Dtsch Med Wochenschr 2012; 137 - A48
DOI: 10.1055/s-0032-1323211

Qualitätsanalysen zur Optimierung der Versorgungsqualität Frühgeborener: Erkenntnisse und Wissenstransfer aus der Versorgungspraxis des niedersächsischen Nachuntersuchungsprojekts

G Damm 1, P Wenzlaff 1, K Harms 2, W Voss 3
  • 1Zentrum für Qualität und Management im Gesundheitswesen, Einrichtung der Ärztekammer Niedersachsen, Hannover
  • 2Kinderzentrum des Klinikums Hildesheim, Hildesheim
  • 3Sozialpädiatrisches Zentrum, Auf der Bult - Zentrum für Kinder und Jugendliche, Hannover

Einleitung: Mit einer flächendeckenden prospektiven Langzeituntersuchung wird die Versorgungssituation extrem unreifer Frühgeborener (FG) in Niedersachsen (NDS) untersucht und Aussagen über die Entwicklung der FG getroffen, die als Basis für eine Optimierung der Versorgungsqualität dieser Risikogruppe bis zum Schulalter genutzt werden.
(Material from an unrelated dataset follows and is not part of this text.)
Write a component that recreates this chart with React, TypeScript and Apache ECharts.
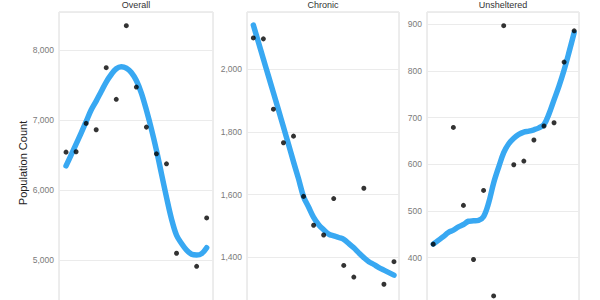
import React, { useEffect, useRef } from "react";
import * as echarts from "echarts";

const years = [2009, 2010, 2011, 2012, 2013, 2014, 2015, 2016, 2017, 2018, 2019, 2020, 2021, 2022, 2023];
const fitYears = [
  2009, 2009.5, 2010, 2010.5, 2011, 2011.5, 2012, 2012.5, 2013, 2013.5, 2014, 2014.5, 2015, 2015.5,
  2016, 2016.5, 2017, 2017.5, 2018, 2018.5, 2019, 2019.5, 2020, 2020.5, 2021, 2021.5, 2022, 2022.5, 2023,
];

const panelTitles = ["Overall", "Chronic", "Unsheltered"];

const overallCounts = [6543, 6548, 6953, 6862, 7748, 7296, 8347, 7471, 6900, 6519, 6376, 5100, null, 4914, 5604];
const chronicCounts = [2099, 2096, 1872, 1765, 1786, 1594, 1502, 1471, 1587, 1374, 1337, 1620, null, 1314, 1386];
const unshelteredCounts = [429, null, 679, 512, 396, 544, 318, 897, 599, 607, 652, 682, 689, 819, 886];

const overallFit = [
  6347, 6500, 6657, 6814, 6979, 7143, 7271, 7407, 7543, 7650, 7733, 7762, 7743, 7679, 7564, 7386, 7143, 6871,
  6570, 6235, 5900, 5590, 5357, 5240, 5145, 5086, 5075, 5095, 5180,
];
const chronicFit = [
  2140, 2086, 2032, 1978, 1924, 1870, 1815, 1760, 1704, 1650, 1593, 1560, 1527, 1504, 1488, 1474, 1468, 1463,
  1457, 1444, 1430, 1414, 1399, 1386, 1377, 1367, 1359, 1351, 1343,
];
const unshelteredFit = [
  429, 437, 445, 454, 459, 466, 471, 478, 479, 480, 488, 517, 560, 594, 625, 644, 656, 664, 669, 671, 674, 678,
  685, 708, 738, 768, 802, 841, 882,
];

// tick labels visible in the (cropped) view
const overallTicks = [5000, 6000, 7000, 8000];
const chronicTicks = [1400, 1600, 1800, 2000];
const unshelteredTicks = [400, 500, 600, 700, 800, 900];

const yAxisTitle = "Population Count";

const FONT = "'Liberation Sans', Arial, Helvetica, sans-serif";

export default function App() {
  const ref = useRef<HTMLDivElement>(null);

  useEffect(() => {
    if (!ref.current) return;
    const chart = echarts.init(ref.current, null, { renderer: "svg" });

    const grids = [
      { left: 59, top: 12, width: 154, height: 388.5 },
      { left: 247, top: 12, width: 152, height: 370.8 },
      { left: 427, top: 12, width: 152, height: 385.7 },
    ];
    const xRanges = [
      [2008.3, 2023.63],
      [2008.37, 2023.5],
      [2008.38, 2023.48],
    ];
    const yRanges = [
      { min: 3000, max: 8542, interval: 1000 },
      { min: 1000, max: 2181.6, interval: 200 },
      { min: 100, max: 926.3, interval: 100 },
    ];
    const tickLists = [overallTicks, chronicTicks, unshelteredTicks];
    const counts = [overallCounts, chronicCounts, unshelteredCounts];
    const fits = [overallFit, chronicFit, unshelteredFit];

    const series: any[] = [];
    for (let p = 0; p < 3; p++) {
      series.push({
        type: "line",
        xAxisIndex: p,
        yAxisIndex: p,
        data: fitYears.map((y, i) => [y, fits[p][i]]),
        smooth: 0.35,
        showSymbol: false,
        symbol: "none",
        lineStyle: { color: "#38a8f2", width: 5.5, cap: "round", join: "round" },
        z: 2,
      });
      series.push({
        type: "scatter",
        xAxisIndex: p,
        yAxisIndex: p,
        data: years
          .map((y, i) => [y, counts[p][i]])
          .filter((d) => d[1] !== null),
        symbolSize: 5,
        itemStyle: { color: "#000" },
        z: 3,
      });
    }

    const option: any = {
      animation: false,
      backgroundColor: "#fff",
      textStyle: { fontFamily: FONT },
      grid: grids.map((g) => ({
        ...g,
        show: true,
        borderColor: "#dadada",
        borderWidth: 1,
        backgroundColor: "transparent",
        containLabel: false,
      })),
      xAxis: xRanges.map((r, i) => ({
        type: "value",
        gridIndex: i,
        min: r[0],
        max: r[1],
        show: false,
      })),
      yAxis: yRanges.map((r, i) => ({
        type: "value",
        gridIndex: i,
        min: r.min,
        max: r.max,
        interval: r.interval,
        axisLine: { show: false },
        axisTick: { show: false },
        splitLine: { show: true, lineStyle: { color: "#ebebeb", width: 1 } },
        axisLabel: {
          color: "#7a7a7a",
          fontSize: 8.5,
          fontFamily: FONT,
          margin: 5,
          showMaxLabel: false,
          showMinLabel: false,
          formatter: (v: number) => (tickLists[i].indexOf(v) >= 0 ? v.toLocaleString("en-US") : ""),
        },
      })),
      graphic: [
        ...panelTitles.map((t, i) => ({
          type: "text",
          x: grids[i].left + grids[i].width / 2,
          y: 5,
          style: {
            text: t,
            align: "center",
            verticalAlign: "middle",
            fontSize: 9,
            fontFamily: FONT,
            fill: "#333",
          },
        })),
        {
          type: "text",
          x: 22.5,
          y: 163,
          rotation: Math.PI / 2,
          style: {
            text: yAxisTitle,
            align: "center",
            verticalAlign: "middle",
            fontSize: 11,
            fontFamily: FONT,
            fill: "#222",
          },
        },
      ],
      series,
    };

    chart.setOption(option);
    return () => chart.dispose();
  }, []);

  return (
    <div style={{ position: "fixed", left: 0, top: 0, width: 600, height: 300, overflow: "hidden", background: "#fff" }}>
      <div ref={ref} style={{ width: 600, height: 420 }} />
    </div>
  );
}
Methoden: Alle seit 2004 in NDS geborenen FG (<28 SSW) werden zu definierten Entwicklungszeitpunkten (6 Monate, 2–5–10 Jahre) nach einem standardisierten Untersuchungskonzept mithilfe etablierter Entwicklungstests nachuntersucht. Die Daten der 5-Jahres-Untersuchung (5-J-Unt) werden mit Daten reifgeborener Vergleichskinder, die nach einem Matching-Verfahren in nds. Kindergärten ausgewählt und nach einem analogen Konzept untersucht wurden, verglichen. Ergebnisse: Zwischen der 5-J-Unt der FG (n=224) und der Unt. der Reifgeborenen (RG) (n=286) zeigen sich erwartete signifikante Unterschiede bei den Entwicklungsparametern, z.B. 44% sprachauffällige FG im Vergleich zu 20% der RG. Es zeigen sich sign. Unterschiede im internalisierenden (23% auffällige FG, 14% auffällige RG), jedoch nicht im externalisierenden Verhalten. Bei FG ist ein hoher Umfang an Therapie- und Fördermaßnahmen feststellbar (92% erhalten/erhielten Therapien im Vergleich zu 24% der RG). Schlussfolgerung: Mithilfe des standardisierten Untersuchungskonzepts gelingt es unter Verwendung von Werkzeugen der Versorgungsforschung, fundiertes Wissen zum Gesundheitsstatus des gesundheitsökonomisch relevanten Kollektivs zu generieren. Die Nutzung eines Vergleichskollektivs erlaubt eine optimierte Interpretation der Ergebnisse. Durch das Erkennen von Verbesserungspotentialen in der Versorgungspraxis können gezielt Optimierungsmaßnahmen abgeleitet und strukturierte Versorgungskonzepte erarbeitet werden. Diese Arbeitsweise bietet die Möglichkeit der zielgerichteten Rückkopplung der unter Alltagsbedingungen gesammelten Erkenntnisse in Richtung Versorgungsforschung (Wissenstransfer).